For the general public, this tryst is one seen before in the past, most notably in the 2008 and 2013 General Elections as previous coalitions with different names as Pakatan Rakyat (People’s Pact/Alliance) and as Barisan Alternatif (Alternative Front) in 1999. Globally, recent elections that have seen the likes of Bernie Sanders, Emmanuel Macron and Jeremy Corbyn galvanise their respective nations, have had their support base built upon youths.
The youth of these nations who have access to a plethora of information thanks to technology have made informed electoral choices that correspond to their beliefs and values. Malaysia’s latest opposition coalition sadly seems disconnected with the issues that face the youth and working class.
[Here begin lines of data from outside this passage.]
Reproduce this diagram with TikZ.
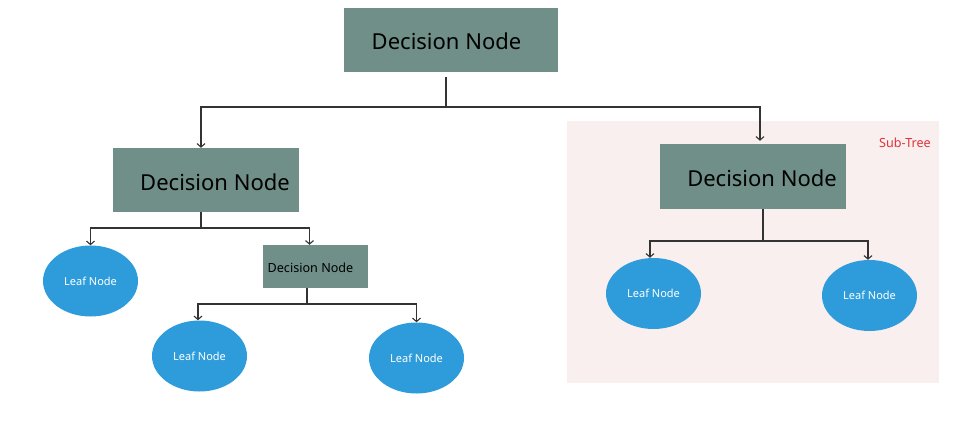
\documentclass[tikz,border=0pt]{standalone}
\usepackage{fontspec}
\setmainfont{Noto Sans}
\usetikzlibrary{shapes.geometric,arrows.meta}
\definecolor{decfill}{HTML}{6F8F88}
\definecolor{leaffill}{HTML}{2E9CDB}
\definecolor{subbg}{HTML}{F8EFEE}
\definecolor{linec}{HTML}{333333}
\definecolor{subred}{HTML}{E0343A}
\tikzset{
  decbox/.style={rectangle, fill=decfill, inner sep=0pt},
  bigtext/.style={font=\fontsize{22}{26}\selectfont, text=black, inner sep=0pt},
  smalltext/.style={font=\fontsize{12.6}{15}\selectfont, text=black, inner sep=0pt},
  leaf/.style={ellipse, fill=leaffill, inner sep=0pt, minimum width=95pt, minimum height=71pt,
    text=white, font=\fontsize{11}{13}\selectfont},
  conn/.style={draw=linec, line width=1.2pt, line join=miter},
  arr/.style={conn, -{Straight Barb[length=3.5pt, width=8pt, line width=1.1pt]}},
}
\begin{document}
\begin{tikzpicture}[x=1pt, y=-1pt]
  \useasboundingbox (0,0) rectangle (959,439);
  \fill[white] (0,0) rectangle (959,439);

  % sub-tree backdrop
  \fill[subbg] (567,121) rectangle (939,383);
  \node[text=subred, font=\fontsize{12.6}{15}\selectfont, inner sep=0pt] (sublbl) at (905,143) {Sub-Tree};

  % decision boxes
  \node[decbox, minimum width=214pt, minimum height=64pt] (d0) at (451,40) {};
  \node[bigtext] (d0t) at (446.5,41) {Decision Node};
  \node[decbox, minimum width=186pt, minimum height=64pt] (d1) at (206,180) {};
  \node[bigtext] (d1t) at (215,182) {Decision Node};
  \node[decbox, minimum width=186pt, minimum height=65pt] (d2) at (753,176.5) {};
  \node[bigtext] (d2t) at (762,178) {Decision Node};
  \node[decbox, minimum width=105pt, minimum height=43pt] (d3) at (315.5,266.5) {};
  \node[smalltext] (d3t) at (310.5,267.5) {Decision Node};

  % leaves
  \node[leaf] (l1) at (90.5,281) {Leaf Node};
  \node[leaf] (l2) at (199.5,356) {Leaf Node};
  \node[leaf] (l3) at (416.5,358) {Leaf Node};
  \node[leaf] (l4) at (653.5,293.5) {Leaf Node};
  \node[leaf] (l5) at (869.5,295.5) {Leaf Node};

  % branch junctions
  \coordinate (j0) at (446,107);
  \coordinate (j1) at (201,228);
  \coordinate (j2) at (763,241);
  \coordinate (j3) at (307,304);

  % root split
  \draw[conn] ([yshift=-5pt]d0.south -| j0) -- (j0);
  \draw[arr] (j0) -| ([xshift=-5pt]d1.north);
  \draw[arr] (j0) -| ([xshift=7pt,yshift=3pt]d2.north);

  % left split
  \draw[conn] (d1.south -| j1) -- (j1);
  \draw[arr] (j1) -| (l1.north);
  \draw[arr] (j1) -| ([xshift=-6pt]d3.north);

  % lower split
  \draw[conn] (d3.south -| j3) -- (j3);
  \draw[arr] (j3) -| ([xshift=-1.5pt]l2.north);
  \draw[arr] (j3) -| (l3.north);

  % sub-tree split
  \draw[conn] (d2.south -| j2) -- (j2);
  \draw[arr] (j2) -| ([xshift=-3.5pt]l4.north);
  \draw[arr] (j2) -| ([xshift=-1.5pt]l5.north);
\end{tikzpicture}
\end{document}
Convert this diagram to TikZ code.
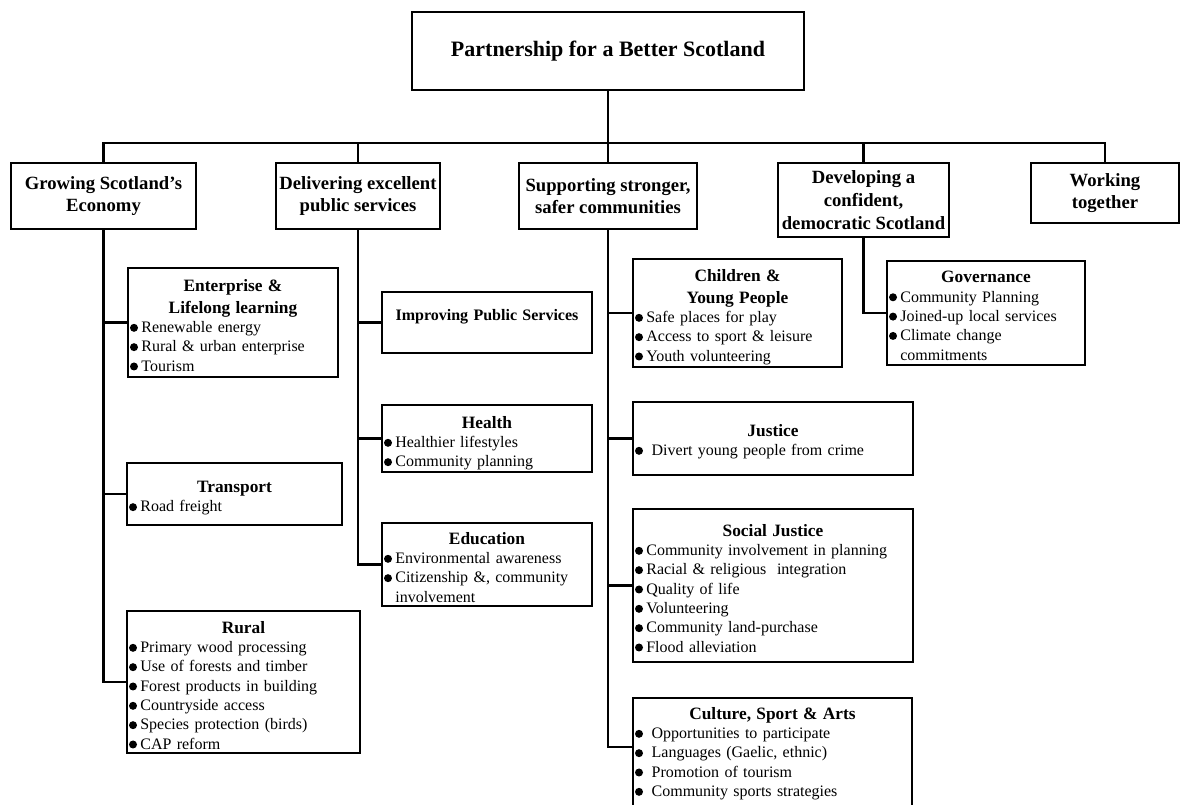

Malaysians today are a lot more informed about the misdeeds of the government of the day and of the past. There is a high degree of tomfoolery in believing that a group of men, some who have even helmed the country at the highest echelons, have converged for the sake of the nation to ‘Save Malaysia’.
Economic Impact In Electing A Clueless Opposition
The economic impact of electing an opposition coalition laced with uncertainty is greater than people can fathom. The international investing community has a great presence in Malaysia via foreign direct investments and the local capital markets.
Approximately a third of Malaysia’s sovereign debt and the local Bourse’s equity shareholdings are held by foreigners. Any indication of a tilt or shift towards uncertainty, as seen by the oil price crash in 2015, may adversely cause a chained reaction. Investors and multinational corporations, who are sensitive to political turmoil, could pull out of Malaysia, leaving it exposed with the potential to puncture the Malaysian Ringgit.
In the midst of tumultuous occurrences sweeping Muslim-majority countries globally, Malaysia remains the bastion of moderation. While it is noted that there are some vociferous elements in the country, it has remained largely a poster child for the Muslim world envious of its multicultural fabric.
A genuine reform can only take place in the shape of an apolitical civil movement, unlike those that have been hijacked by interested parties in the past, consisting of professionals, scholars, artists and teachers backed by a young team of leaders – similar to what transpired in the events leading up to Malaysia’s independence. Old wine of questionable quality in a new bottle with tattered labels will not cut it. Malaysia deserves better.